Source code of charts
■ ■ ■ ■
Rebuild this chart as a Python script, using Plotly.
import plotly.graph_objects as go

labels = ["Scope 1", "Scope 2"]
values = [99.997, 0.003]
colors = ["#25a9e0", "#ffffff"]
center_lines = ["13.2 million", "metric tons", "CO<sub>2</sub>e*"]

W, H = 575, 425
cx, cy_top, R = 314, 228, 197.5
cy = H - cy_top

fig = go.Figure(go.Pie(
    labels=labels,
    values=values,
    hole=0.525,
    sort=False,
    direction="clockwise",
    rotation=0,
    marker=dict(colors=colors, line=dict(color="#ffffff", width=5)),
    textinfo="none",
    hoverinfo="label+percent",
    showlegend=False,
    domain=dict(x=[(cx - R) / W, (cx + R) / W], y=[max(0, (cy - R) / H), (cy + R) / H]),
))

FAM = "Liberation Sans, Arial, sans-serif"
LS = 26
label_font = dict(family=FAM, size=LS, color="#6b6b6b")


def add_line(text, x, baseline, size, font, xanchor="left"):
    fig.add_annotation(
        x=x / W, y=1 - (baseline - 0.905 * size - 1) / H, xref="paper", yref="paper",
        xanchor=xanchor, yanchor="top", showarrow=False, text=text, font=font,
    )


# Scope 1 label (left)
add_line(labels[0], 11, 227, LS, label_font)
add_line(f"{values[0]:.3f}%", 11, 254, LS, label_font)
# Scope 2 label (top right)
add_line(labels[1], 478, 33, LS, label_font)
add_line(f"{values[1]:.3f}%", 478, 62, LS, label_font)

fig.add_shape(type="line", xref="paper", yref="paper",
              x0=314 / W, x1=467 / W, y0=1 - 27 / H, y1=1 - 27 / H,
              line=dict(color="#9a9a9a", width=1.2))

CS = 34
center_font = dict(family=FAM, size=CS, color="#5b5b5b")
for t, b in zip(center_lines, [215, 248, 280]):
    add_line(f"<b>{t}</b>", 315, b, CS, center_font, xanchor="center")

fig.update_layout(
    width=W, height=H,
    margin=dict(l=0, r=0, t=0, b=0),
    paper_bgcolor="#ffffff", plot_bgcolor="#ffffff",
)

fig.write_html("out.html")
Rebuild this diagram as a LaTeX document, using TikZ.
■ ■ ■ ■
[Short task] Which lines contain the word "using"? Copy each of them.

[The completed task]
Rebuild this chart as a Python script, using Plotly.
Rebuild this diagram as a LaTeX document, using TikZ.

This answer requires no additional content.